**What you should do**
Open with the line that has "Convert this chart"; close with the line that has "const LABEL_SIZE = 22;". Retype those lines exactly, images excluded.

**Supplied records**
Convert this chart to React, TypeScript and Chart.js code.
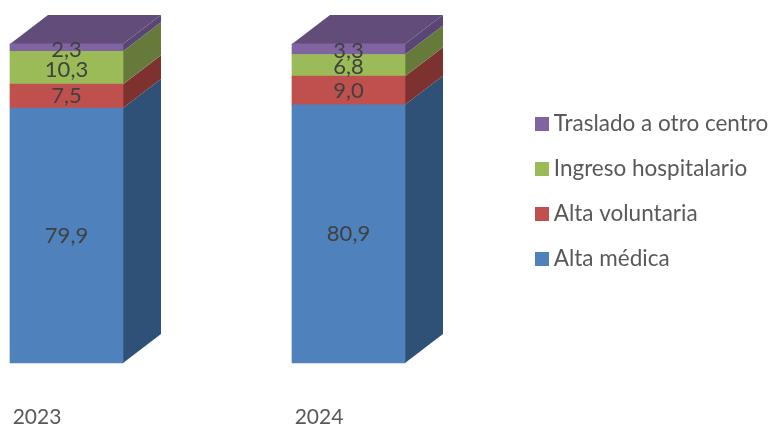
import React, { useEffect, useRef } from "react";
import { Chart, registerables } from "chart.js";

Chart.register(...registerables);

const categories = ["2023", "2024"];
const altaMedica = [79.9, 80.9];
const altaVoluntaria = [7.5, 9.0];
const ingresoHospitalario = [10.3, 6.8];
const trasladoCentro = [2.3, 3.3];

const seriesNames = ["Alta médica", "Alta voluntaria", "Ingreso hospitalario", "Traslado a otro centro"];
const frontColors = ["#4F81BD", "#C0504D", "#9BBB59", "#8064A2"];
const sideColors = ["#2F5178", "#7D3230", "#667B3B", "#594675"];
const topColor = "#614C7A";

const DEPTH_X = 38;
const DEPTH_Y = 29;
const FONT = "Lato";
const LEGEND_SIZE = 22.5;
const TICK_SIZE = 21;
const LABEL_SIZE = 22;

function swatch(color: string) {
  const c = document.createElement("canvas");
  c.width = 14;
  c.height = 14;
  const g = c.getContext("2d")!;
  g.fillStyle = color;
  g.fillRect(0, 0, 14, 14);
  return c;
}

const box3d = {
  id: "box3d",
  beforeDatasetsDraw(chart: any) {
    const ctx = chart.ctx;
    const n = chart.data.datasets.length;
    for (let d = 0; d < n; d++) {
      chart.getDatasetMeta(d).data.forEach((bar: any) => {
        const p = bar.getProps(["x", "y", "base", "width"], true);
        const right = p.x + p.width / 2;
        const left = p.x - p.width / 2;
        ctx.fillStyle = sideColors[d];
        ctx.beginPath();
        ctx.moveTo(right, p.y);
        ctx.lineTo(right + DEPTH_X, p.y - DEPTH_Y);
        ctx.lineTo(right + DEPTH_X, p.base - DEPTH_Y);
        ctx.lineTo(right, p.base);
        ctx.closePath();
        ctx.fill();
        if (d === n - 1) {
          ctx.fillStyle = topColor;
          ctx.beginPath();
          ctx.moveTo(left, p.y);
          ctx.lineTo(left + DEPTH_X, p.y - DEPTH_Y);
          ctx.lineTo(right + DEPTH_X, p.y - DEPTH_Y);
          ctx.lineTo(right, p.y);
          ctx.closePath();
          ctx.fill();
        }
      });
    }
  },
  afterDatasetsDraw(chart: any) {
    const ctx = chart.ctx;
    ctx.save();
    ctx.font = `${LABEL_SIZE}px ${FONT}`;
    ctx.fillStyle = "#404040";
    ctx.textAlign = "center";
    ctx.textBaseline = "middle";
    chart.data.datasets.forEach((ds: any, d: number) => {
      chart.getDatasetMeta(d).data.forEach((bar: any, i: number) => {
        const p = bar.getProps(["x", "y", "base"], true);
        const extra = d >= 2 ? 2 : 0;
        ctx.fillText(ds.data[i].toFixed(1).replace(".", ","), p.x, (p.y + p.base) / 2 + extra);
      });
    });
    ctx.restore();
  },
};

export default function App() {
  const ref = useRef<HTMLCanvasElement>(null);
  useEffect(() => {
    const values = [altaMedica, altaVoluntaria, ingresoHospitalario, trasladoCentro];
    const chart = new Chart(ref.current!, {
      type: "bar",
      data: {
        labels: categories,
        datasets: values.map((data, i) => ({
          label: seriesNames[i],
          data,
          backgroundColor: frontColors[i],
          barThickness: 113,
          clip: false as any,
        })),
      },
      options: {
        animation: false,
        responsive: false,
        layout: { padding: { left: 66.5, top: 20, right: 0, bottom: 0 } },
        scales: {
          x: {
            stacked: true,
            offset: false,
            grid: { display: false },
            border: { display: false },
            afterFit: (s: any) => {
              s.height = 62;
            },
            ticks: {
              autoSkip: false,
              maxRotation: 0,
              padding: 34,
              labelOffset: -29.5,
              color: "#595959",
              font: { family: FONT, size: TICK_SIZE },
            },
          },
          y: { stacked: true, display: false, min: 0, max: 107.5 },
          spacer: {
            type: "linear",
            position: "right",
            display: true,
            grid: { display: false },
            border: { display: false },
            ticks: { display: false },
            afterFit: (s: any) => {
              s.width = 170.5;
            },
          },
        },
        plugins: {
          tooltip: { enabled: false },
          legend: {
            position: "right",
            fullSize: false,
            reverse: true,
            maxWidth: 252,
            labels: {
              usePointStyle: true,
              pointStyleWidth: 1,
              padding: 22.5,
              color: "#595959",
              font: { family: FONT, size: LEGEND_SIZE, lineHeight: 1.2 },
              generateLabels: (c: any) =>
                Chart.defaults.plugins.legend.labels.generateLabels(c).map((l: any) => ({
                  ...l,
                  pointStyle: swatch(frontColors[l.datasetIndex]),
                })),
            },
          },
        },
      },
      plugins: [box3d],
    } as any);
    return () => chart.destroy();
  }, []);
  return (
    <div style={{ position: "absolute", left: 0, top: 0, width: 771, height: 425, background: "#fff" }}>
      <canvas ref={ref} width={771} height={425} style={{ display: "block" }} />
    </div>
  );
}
==
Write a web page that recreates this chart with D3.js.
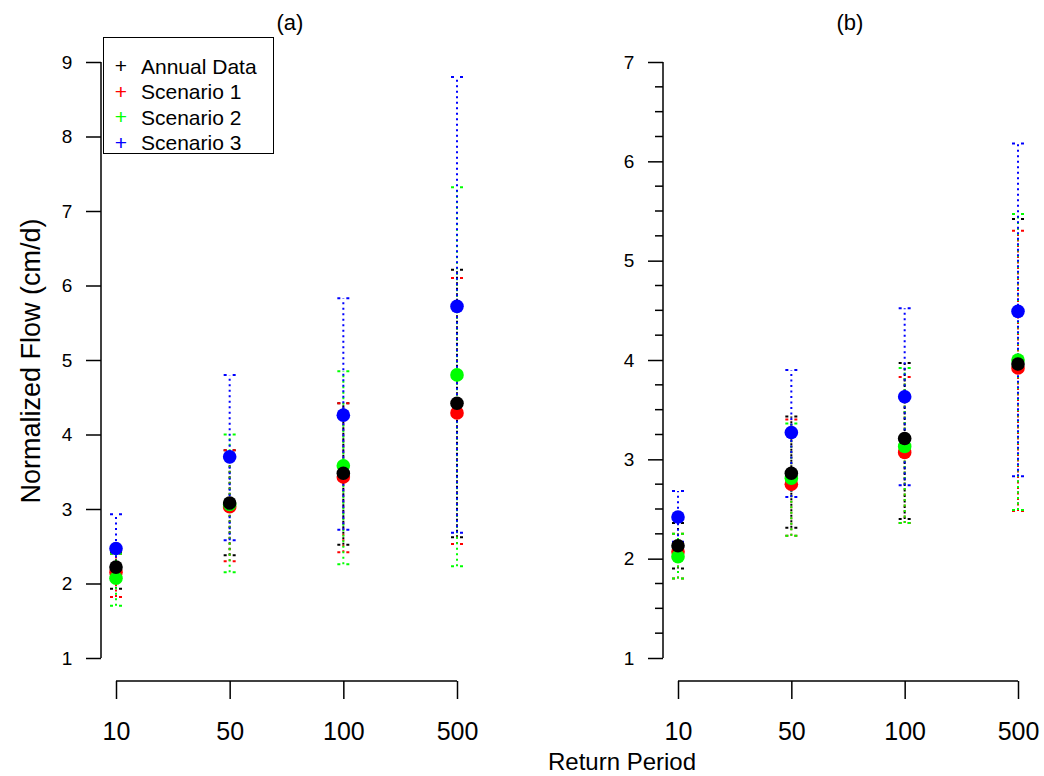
* * *
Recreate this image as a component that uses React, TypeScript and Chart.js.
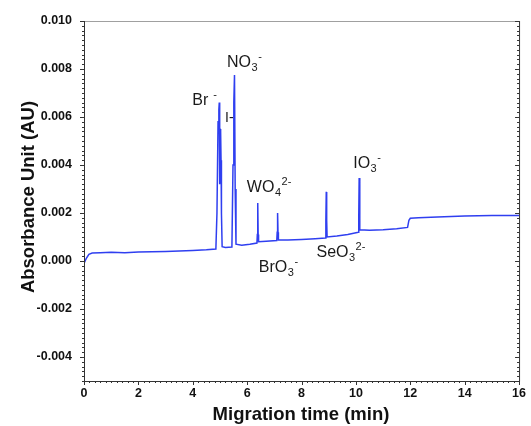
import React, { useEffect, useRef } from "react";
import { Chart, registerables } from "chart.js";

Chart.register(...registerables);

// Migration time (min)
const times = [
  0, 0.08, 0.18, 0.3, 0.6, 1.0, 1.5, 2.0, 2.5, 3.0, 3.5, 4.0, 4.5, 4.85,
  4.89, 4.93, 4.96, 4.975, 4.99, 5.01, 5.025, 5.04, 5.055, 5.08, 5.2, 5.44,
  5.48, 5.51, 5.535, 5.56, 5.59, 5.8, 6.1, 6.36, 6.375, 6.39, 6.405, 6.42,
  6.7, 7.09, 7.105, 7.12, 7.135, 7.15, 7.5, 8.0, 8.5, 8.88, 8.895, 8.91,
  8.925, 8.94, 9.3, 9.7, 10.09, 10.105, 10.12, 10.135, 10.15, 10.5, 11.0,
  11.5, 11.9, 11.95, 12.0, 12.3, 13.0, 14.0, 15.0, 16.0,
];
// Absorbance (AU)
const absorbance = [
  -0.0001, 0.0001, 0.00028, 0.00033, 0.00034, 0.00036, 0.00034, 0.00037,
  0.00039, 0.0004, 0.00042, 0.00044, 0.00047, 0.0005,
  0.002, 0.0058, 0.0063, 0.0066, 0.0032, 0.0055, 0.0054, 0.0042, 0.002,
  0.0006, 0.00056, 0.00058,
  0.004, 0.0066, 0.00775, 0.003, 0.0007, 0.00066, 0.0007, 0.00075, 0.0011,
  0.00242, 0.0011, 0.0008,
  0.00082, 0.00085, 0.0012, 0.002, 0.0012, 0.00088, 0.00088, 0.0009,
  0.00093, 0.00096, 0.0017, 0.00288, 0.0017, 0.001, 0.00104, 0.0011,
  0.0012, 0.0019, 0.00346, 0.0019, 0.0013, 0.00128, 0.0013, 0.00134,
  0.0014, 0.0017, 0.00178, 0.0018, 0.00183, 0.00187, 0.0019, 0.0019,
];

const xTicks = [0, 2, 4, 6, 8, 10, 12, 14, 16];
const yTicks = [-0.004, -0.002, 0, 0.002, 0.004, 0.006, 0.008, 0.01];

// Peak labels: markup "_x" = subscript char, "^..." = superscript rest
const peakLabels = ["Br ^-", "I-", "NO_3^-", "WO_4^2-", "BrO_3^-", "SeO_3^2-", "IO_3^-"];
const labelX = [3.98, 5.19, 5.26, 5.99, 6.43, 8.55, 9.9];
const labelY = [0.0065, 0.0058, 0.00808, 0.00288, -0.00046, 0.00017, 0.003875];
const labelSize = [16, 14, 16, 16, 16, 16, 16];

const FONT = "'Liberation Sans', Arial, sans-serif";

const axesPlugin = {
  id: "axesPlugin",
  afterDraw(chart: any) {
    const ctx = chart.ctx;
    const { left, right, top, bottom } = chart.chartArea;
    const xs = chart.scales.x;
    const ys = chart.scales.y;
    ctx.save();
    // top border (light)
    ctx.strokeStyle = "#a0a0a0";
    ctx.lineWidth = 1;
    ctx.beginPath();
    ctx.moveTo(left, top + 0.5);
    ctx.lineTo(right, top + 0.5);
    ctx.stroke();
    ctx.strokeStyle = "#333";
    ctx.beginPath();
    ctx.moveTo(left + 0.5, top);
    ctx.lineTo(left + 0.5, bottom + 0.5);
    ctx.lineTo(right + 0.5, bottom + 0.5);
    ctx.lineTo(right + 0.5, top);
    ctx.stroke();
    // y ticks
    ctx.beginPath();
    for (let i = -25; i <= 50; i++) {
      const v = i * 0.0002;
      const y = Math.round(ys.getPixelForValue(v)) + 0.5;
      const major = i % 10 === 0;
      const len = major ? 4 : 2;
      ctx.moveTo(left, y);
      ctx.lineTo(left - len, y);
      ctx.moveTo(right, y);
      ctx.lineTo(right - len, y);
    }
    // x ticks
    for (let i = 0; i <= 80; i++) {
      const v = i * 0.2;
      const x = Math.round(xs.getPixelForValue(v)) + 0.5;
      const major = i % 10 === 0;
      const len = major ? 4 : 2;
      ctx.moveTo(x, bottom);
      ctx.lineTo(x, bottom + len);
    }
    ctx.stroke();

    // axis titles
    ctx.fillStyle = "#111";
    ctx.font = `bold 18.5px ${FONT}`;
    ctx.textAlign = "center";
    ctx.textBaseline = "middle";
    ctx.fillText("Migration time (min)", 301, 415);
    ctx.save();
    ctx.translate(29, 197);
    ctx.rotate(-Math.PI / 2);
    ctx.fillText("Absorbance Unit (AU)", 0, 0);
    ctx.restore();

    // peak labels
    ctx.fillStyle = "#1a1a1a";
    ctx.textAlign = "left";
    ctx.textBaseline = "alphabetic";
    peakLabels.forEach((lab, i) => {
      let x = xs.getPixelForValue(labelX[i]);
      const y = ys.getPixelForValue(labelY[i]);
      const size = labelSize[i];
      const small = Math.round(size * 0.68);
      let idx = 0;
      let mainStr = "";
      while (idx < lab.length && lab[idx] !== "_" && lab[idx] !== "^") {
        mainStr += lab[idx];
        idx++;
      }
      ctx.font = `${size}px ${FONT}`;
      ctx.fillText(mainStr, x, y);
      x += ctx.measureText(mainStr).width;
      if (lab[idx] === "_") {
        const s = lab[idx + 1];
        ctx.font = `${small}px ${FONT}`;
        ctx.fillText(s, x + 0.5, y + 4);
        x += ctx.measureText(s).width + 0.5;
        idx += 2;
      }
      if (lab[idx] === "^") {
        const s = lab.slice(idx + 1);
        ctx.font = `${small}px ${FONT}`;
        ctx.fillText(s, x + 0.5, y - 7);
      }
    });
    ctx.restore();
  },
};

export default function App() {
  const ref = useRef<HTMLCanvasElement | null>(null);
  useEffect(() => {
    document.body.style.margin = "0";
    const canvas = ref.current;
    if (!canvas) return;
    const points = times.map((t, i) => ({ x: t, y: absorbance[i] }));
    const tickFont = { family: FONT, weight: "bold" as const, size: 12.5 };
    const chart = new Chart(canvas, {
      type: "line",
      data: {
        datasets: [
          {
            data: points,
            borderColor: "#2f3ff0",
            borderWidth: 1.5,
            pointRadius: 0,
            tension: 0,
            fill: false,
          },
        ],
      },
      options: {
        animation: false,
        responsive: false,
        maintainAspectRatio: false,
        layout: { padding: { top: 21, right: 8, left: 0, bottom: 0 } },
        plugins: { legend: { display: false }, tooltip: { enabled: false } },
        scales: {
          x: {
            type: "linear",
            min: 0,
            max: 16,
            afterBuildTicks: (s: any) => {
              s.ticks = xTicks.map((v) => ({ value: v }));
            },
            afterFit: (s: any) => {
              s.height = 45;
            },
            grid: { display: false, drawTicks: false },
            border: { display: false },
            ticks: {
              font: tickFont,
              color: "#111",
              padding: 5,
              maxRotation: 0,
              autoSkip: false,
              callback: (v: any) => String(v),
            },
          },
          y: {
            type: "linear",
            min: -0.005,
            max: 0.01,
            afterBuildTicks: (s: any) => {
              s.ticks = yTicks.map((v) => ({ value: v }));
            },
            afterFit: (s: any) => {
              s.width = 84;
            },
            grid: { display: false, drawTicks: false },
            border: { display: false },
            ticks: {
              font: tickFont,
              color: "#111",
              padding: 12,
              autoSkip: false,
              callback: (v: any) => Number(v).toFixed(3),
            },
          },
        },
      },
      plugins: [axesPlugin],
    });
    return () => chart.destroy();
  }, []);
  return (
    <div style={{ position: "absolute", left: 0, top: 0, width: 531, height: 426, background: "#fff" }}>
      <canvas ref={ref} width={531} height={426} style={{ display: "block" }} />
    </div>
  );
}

**In response**
Convert this chart to React, TypeScript and Chart.js code.
import React, { useEffect, useRef } from "react";
import { Chart, registerables } from "chart.js";

Chart.register(...registerables);

const categories = ["2023", "2024"];
const altaMedica = [79.9, 80.9];
const altaVoluntaria = [7.5, 9.0];
const ingresoHospitalario = [10.3, 6.8];
const trasladoCentro = [2.3, 3.3];

const seriesNames = ["Alta médica", "Alta voluntaria", "Ingreso hospitalario", "Traslado a otro centro"];
const frontColors = ["#4F81BD", "#C0504D", "#9BBB59", "#8064A2"];
const sideColors = ["#2F5178", "#7D3230", "#667B3B", "#594675"];
const topColor = "#614C7A";

const DEPTH_X = 38;
const DEPTH_Y = 29;
const FONT = "Lato";
const LEGEND_SIZE = 22.5;
const TICK_SIZE = 21;
const LABEL_SIZE = 22;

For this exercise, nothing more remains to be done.